Two-dimensional direct numerical simulation evaluation of the flame-surface density model for flames developing from an ignition kernel in lean methane/air mixtures under engine conditions

Flame surface density (FSD) models are often used in premixed turbulent combustion modeling to provide closure in large eddy simulations (LES) and Reynolds-averaged simulations. In the present study, data obtained from direct numerical simulation, with reduced chemistry, of flames developing from ignition kernels in lean methane-air mixtures is used to study the accuracy of the FSD modeling terms for LES applications. This study is conducted at elevated temperature and pressure conditions relevant to lean-burn natural gas engines. The closure models for four terms in the FSD transport equation are studied. It is observed that the propagation term as resolved by the LES grid adequately models the actual propagation term without additional sub-grid scale modeling. On the other hand, the closure of the curvature term requires a sub-grid scale model. Two sub-grid scale curvature models are studied and it is seen that there are differences between the actual and the modeled curvature terms during the early evolution of the ignition kernel. The agreement improves as the developing flame approaches a statistically steady-state.

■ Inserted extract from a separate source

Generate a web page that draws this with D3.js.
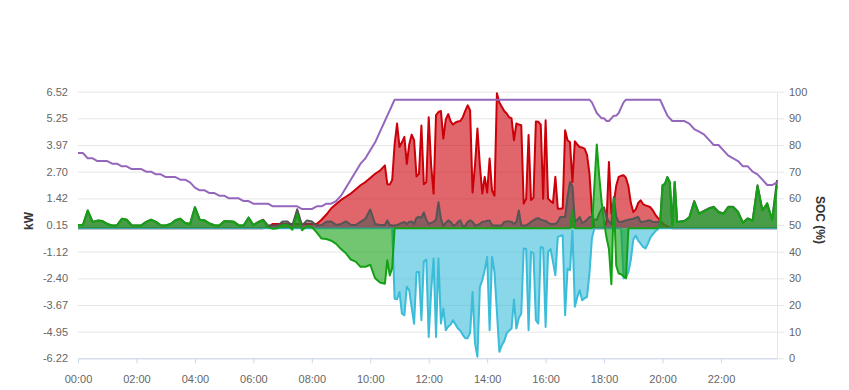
<!DOCTYPE html>
<html>
<head>
<meta charset="utf-8">
<script src="https://cdn.jsdelivr.net/npm/d3@7"></script>
<style>
  body { margin: 0; background: #fff; }
  svg text { font-family: "Liberation Sans", Arial, Helvetica, sans-serif; }
</style>
</head>
<body>
<div id="canvas"></div>
<script>
const w = 849;
const h = 390;
const margin = {
  top: 91.7,
  bottom: 31.7,
  left: 78,
  right: 72
}

// axis ticks
const kwTicks = [-6.22, -4.95, -3.67, -2.40, -1.12, 0.15, 1.42, 2.70, 3.97, 5.25, 6.52];
const socTicks = [0, 10, 20, 30, 40, 50, 60, 70, 80, 90, 100];
const timeTicks = ["00:00", "02:00", "04:00", "06:00", "08:00", "10:00", "12:00", "14:00", "16:00", "18:00", "20:00", "22:00"];

// sample times in minutes: 10 min until 10:20, 5 min 10:30-20:30, 10 min after
const sampleMinutes = [].concat(d3.range(0, 630, 10), d3.range(630, 1235, 5), d3.range(1245, 1440, 10));

// PV production (kW)
const pv = [
  0,0,0,0,0,0, 0,0,0,0,0,0, 0,0,0,0,0,0, 0,0,0,0,0,0, 0,0,0,0,0,0, 0,0,0,0,0,0,
  0,0,0,0.05,0.2,0.2,
  0.2,0.2,0.2,0.2,0.2,0.2,
  0.2,0.2,0.4,0.65,0.95,1.15,
  1.35,1.5,1.65,1.85,2.05,2.2,
  2.4,2.6,2.75,
  // 5 min
  3.0,2.1,2.08,2.3,4.0,5.0,
  3.88,4.1,4.36,3.07,4.0,4.47,4.2,2.47,2.6,4.9,2.1,2.2,
  5.3,3.0,1.65,5.4,5.55,5.6,4.28,5.2,5.45,5.1,4.95,5.05,
  5.1,5.12,5.3,5.6,5.87,5.63,1.7,3.0,4.76,3.0,1.65,2.45,
  1.7,3.33,1.8,1.55,6.45,6.0,5.8,5.6,5.48,5.3,5.24,4.2,
  5.0,4.95,4.92,1.17,1.4,4.45,1.35,1.45,5.1,5.08,4.95,1.41,
  5.15,1.41,1.3,1.2,2.45,0.93,0.93,0.95,4.68,4.2,4.1,2.2,
  4.15,4.0,3.88,3.85,3.8,3.5,2.6,0.8,0,0,0,0,
  0,0.3,3.16,0.7,1.2,2.04,2.45,2.5,2.53,2.4,2.0,1.2,
  0.77,0.9,1.2,1.33,1.15,1.09,1.05,1.0,0.85,0.65,0.5,0.36,
  0.25,0.15,0.08,0.03,0,0,0,
  // 10 min
  0,0,0,0,0,0,0,0,0,0,0,0,0,0,0,0,0,0,0,0
];

// house load (kW)
const load = [
  0.15,0.15,0.84,0.3,0.36,0.34,
  0.2,0.13,0.13,0.45,0.4,0.14,
  0.13,0.13,0.3,0.4,0.3,0.14,
  0.13,0.2,0.38,0.45,0.25,0.2,
  1.0,0.4,0.37,0.22,0.14,0.13,
  0.33,0.33,0.3,0.13,0.13,0.5,
  0.15,0.3,0.4,0.13,0.13,0.13,
  0.32,0.32,0.13,0.9,0.13,0.37,
  0.32,0.13,0.15,0.3,0.32,0.15,
  0.2,0.32,0.16,0.15,0.3,0.45,
  0.89,0.2,0.15,
  // 5 min
  0.15,0.37,0.15,0.13,0.13,0.15,
  0.2,0.25,0.29,0.2,0.3,0.32,0.2,0.5,0.53,0.5,0.75,0.4,
  0.2,0.25,0.3,0.4,1.24,0.45,0.1,0.25,0.37,0.3,0.13,0.15,
  0.3,0.37,0.1,0.1,0.3,0.37,0.3,0.13,0.15,0.2,0.3,0.32,
  0.35,0.37,0.13,0.13,0.13,0.13,0.13,0.3,0.32,0.32,0.3,0.2,
  0.3,0.84,0.13,0.13,0.13,0.2,0.3,0.37,0.45,0.48,0.4,0.37,
  0.35,0.25,0.2,0.2,0.2,0.3,0.53,0.53,0.53,1.5,2.2,2.0,
  0.3,0.4,0.53,0.25,0.3,0.4,0.53,0.53,0.4,0.4,0.7,0.92,
  1.0,0.53,0.3,0.2,1.49,0.53,0.3,0.29,0.33,0.37,0.4,0.43,
  0.45,0.5,0.53,0.29,0.3,0.33,0.37,0.37,0.29,0.29,0.29,0.3,
  2.04,2.12,2.44,2.2,0.15,2.2,0.29,
  // 10 min
  0.35,0.52,1.3,0.7,0.82,0.95,1.02,0.78,0.7,1.02,1.02,0.78,0.27,0.47,0.37,2.05,0.86,1.12,0.42,2.3
];

// battery power (kW, + discharge / - charge)
const battery = [
  0.15,0.15,0.84,0.3,0.36,0.34,
  0.2,0.13,0.13,0.45,0.4,0.14,
  0.13,0.13,0.3,0.4,0.3,0.14,
  0.13,0.2,0.38,0.45,0.25,0.2,
  1.0,0.4,0.37,0.22,0.14,0.13,
  0.33,0.33,0.3,0.13,0.13,0.5,
  0.15,0.28,0.37,0.05,-0.03,0,
  0.16,0.16,-0.08,0.68,-0.1,0.1,
  0.05,-0.2,-0.5,-0.52,-0.6,-0.75,
  -1.0,-1.2,-1.5,-1.6,-1.85,-1.85,
  -1.75,-2.4,-2.6,
  // 5 min
  -2.66,-1.54,-2.26,-1.91,0,0,
  0,0,0,0,0,0,0,0,0,0,0,0,
  0,0,0,0,0,0,0,0,0,0,0,0,
  0,0,0,0,0,0,0,0,0,0,0,0,
  0,0,0,0,0,0,0,0,0,0,0,0,
  0,0,0,0,0,0,0,0,0,0,0,0,
  0,0,0,0,0,0,0,0,0,0,0,0.84,
  0,0,0,0,0,0,0,0,2.0,4.0,2.5,1.24,
  0.3,-0.45,-1.0,-2.68,1.4,-1.8,-2.17,-2.2,-2.3,-2.4,0,0,
  0,0,0,0,0,0,0,0,0,0,0,0.2,
  2.04,2.12,2.44,2.2,0.13,2.2,0.29,
  // 10 min
  0.33,0.5,1.25,0.68,0.8,0.92,1.0,0.75,0.68,1.0,1.0,0.76,0.25,0.45,0.35,2.0,0.84,1.2,0.4,2.04
];

// grid power (kW, - export)
const grid = [
  0,0,0,0,0,0, 0,0,0,0,0,0, 0,0,0,0,0,0, 0,0,0,0,0,0, 0,0,0,0,0,0, 0,0,0,0,0,0,
  0,0,0,0,0,0, 0,0,0,0,0,0, 0,0,0,0,0,0, 0,0,0,0,0,0, 0,0,0,
  // 5 min
  0,0,0,0,-3.37,-3.4,
  -3.05,-4.09,-4.16,-2.8,-2.97,-3.8,-4.57,-2.1,-2.1,-4.4,-1.6,-1.5,
  -5.2,-3.0,-1.45,-5.2,-1.45,-4.56,-3.84,-4.88,-4.7,-4.6,-4.4,-4.6,
  -4.8,-4.9,-5.1,-5.26,-5.26,-5.0,-3.05,-5.51,-6.15,-2.81,-2.49,-2.0,
  -1.38,-4.88,-1.38,-2.09,-4.0,-5.91,-5.6,-5.4,-5.03,-4.9,-4.8,-3.41,
  -4.8,-4.3,-4.08,-0.97,-1.0,-4.88,-1.13,-1.2,-4.4,-4.56,-0.9,-0.95,
  -4.72,-1.13,-1.0,-1.6,-2.25,-0.42,-0.38,-0.34,-4.16,-1.94,-2.0,-0.1,
  -3.76,-3.3,-2.97,-3.45,-3.35,-3.29,-2.17,-0.5,0,0,0,0,
  0,0,0,0,0,0,0,0,-2.4,-2.35,-2.1,-1.5,
  -0.55,-0.35,-0.6,-0.74,-0.9,-0.97,-0.74,-0.45,-0.3,-0.15,-0.05,0,
  0,0,0,0,0,0,0,
  // 10 min
  0,0,0,0,0,0,0,0,0,0,0,0,0,0,0,0,0,0,0,0
];

// battery state of charge (%)
const soc = [
  77,77,75,75,74,74,
  74,73,73,72,72,71,
  71,71,70,70,69,69,
  68,68,68,67,67,66,
  64,63,63,62,62,61,
  61,60,60,60,59,59,
  58,58,58,58,57,57,
  57,57,57,57,56,56,
  56,57,57,58,58,59,
  61,64,67,70,73,75,
  78,81,85,
  // 5 min
  89,91,93,95,97,97,
  97,97,97,97,97,97,97,97,97,97,97,97,
  97,97,97,97,97,97,97,97,97,97,97,97,
  97,97,97,97,97,97,97,97,97,97,97,97,
  97,97,97,97,97,97,97,97,97,97,97,97,
  97,97,97,97,97,97,97,97,97,97,97,97,
  97,97,97,97,97,97,97,97,97,97,97,97,
  97,97,97,97,97,97,97,96,94,92,91,90,
  90,89,89,90,91,91,92,94,96,97,97,97,
  97,97,97,97,97,97,97,97,97,97,97,97,
  95,93,91,90,89,89,89,
  // 10 min
  89,88,86,85,84,82,80,80,78,76,75,74,72,72,70,69,67,65,65,66
];

function render(){
  const width = w - (margin.left + margin.right);
  const height = h - (margin.top + margin.bottom);
  const svg = d3.select("#canvas")
                .append("svg")
                .attr("width", w)
                .attr("height", h)

  const chart = svg.append("g")
                .attr("transform", "translate(" + margin.left + "," + margin.top + ")")

  const x = d3.scaleLinear()
              .domain([0, d3.max(sampleMinutes)])
              .range([0, width])

  const yKw = d3.scaleLinear()
              .domain([kwTicks[0], kwTicks[kwTicks.length - 1]])
              .range([height, 0])

  const ySoc = d3.scaleLinear()
              .domain([socTicks[0], socTicks[socTicks.length - 1]])
              .range([height, 0])

  const tickMinutes = timeTicks.map(function(t){
    const p = t.split(":");
    return +p[0] * 60 + +p[1];
  })

  //gridlines
  chart.append("g")
      .attr("class", "grid")
      .call(d3.axisLeft(yKw).tickValues(kwTicks).tickSize(-width).tickFormat(""))
      .call(g => g.select(".domain").remove())
      .call(g => g.selectAll("line").attr("stroke", "#e6e6e6"))

  //left kW labels
  chart.append("g")
      .call(d3.axisLeft(yKw).tickValues(kwTicks).tickSize(0).tickPadding(10)
              .tickFormat(d => d.toFixed(2)))
      .call(g => g.select(".domain").remove())
      .call(g => g.selectAll("text").attr("fill", "#666").style("font-size", "11px"))

  //right SOC axis
  chart.append("g")
      .attr("transform", "translate(" + width + ",0)")
      .call(d3.axisRight(ySoc).tickValues(socTicks).tickSize(7).tickSizeOuter(0).tickPadding(5))
      .call(g => g.select(".domain").attr("stroke", "#e6e6e6"))
      .call(g => g.selectAll("line").attr("stroke", "#e6e6e6"))
      .call(g => g.selectAll("text").attr("fill", "#666").style("font-size", "11px"))

  //x axis
  chart.append("g")
      .attr("transform", "translate(0," + height + ")")
      .call(d3.axisBottom(x).tickValues(tickMinutes).tickSize(5).tickSizeOuter(0).tickPadding(12)
              .tickFormat((d, i) => timeTicks[i]))
      .call(g => g.select(".domain").attr("stroke", "#ccd6eb"))
      .call(g => g.selectAll("line").attr("stroke", "#ccd6eb"))
      .call(g => g.selectAll("text").attr("fill", "#666").style("font-size", "11px"))

  //axis titles
  chart.append("text")
      .attr("transform", "translate(" + (29 - margin.left) + "," + (221 - margin.top) + ") rotate(-90)")
      .attr("text-anchor", "middle")
      .attr("dy", "0.35em")
      .style("font-size", "12px")
      .style("font-weight", "bold")
      .attr("fill", "#333")
      .text("kW")

  chart.append("text")
      .attr("transform", "translate(" + (820 - margin.left) + "," + (220 - margin.top) + ") rotate(90)")
      .attr("text-anchor", "middle")
      .attr("dy", "0.35em")
      .style("font-size", "12px")
      .style("font-weight", "bold")
      .attr("fill", "#333")
      .text("SOC (%)")

  //area series, drawn in stacking order
  function drawArea(values, color){
    const data = values.map((v, i) => ({m: sampleMinutes[i], v: v}))
    const area = d3.area()
                  .x(d => x(d.m))
                  .y0(yKw(0))
                  .y1(d => yKw(d.v))
    const line = d3.line()
                  .x(d => x(d.m))
                  .y(d => yKw(d.v))
    chart.append("path")
        .datum(data)
        .attr("d", area)
        .attr("fill", color)
        .attr("fill-opacity", 0.6)
    chart.append("path")
        .datum(data)
        .attr("d", line)
        .attr("fill", "none")
        .attr("stroke", color)
        .attr("stroke-width", 2)
        .attr("stroke-linejoin", "round")
  }

  drawArea(pv, "#cc0008")
  drawArea(grid, "#3bbcd8")
  drawArea(load, "#555555")
  drawArea(battery, "#14a014")

  //SOC line
  const socLine = d3.line()
                    .x((d, i) => x(sampleMinutes[i]))
                    .y(d => ySoc(d))
  chart.append("path")
      .datum(soc)
      .attr("d", socLine)
      .attr("fill", "none")
      .attr("stroke", "#9467bd")
      .attr("stroke-width", 2)
      .attr("stroke-linejoin", "round")
}

render()
</script>
</body>
</html>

The modeling of the sub-grid convection term is analyzed and differences between the actual and the modeled terms are observed to grow during the transient evolution of the ignition kernel. A sub-grid scale model for the closure of the strain rate term shows disagreement at both early and late stages of kernel growth. In general, the sensitivity of the strain rate and curvature models to the filter width is found to be greater than for convection and propagation.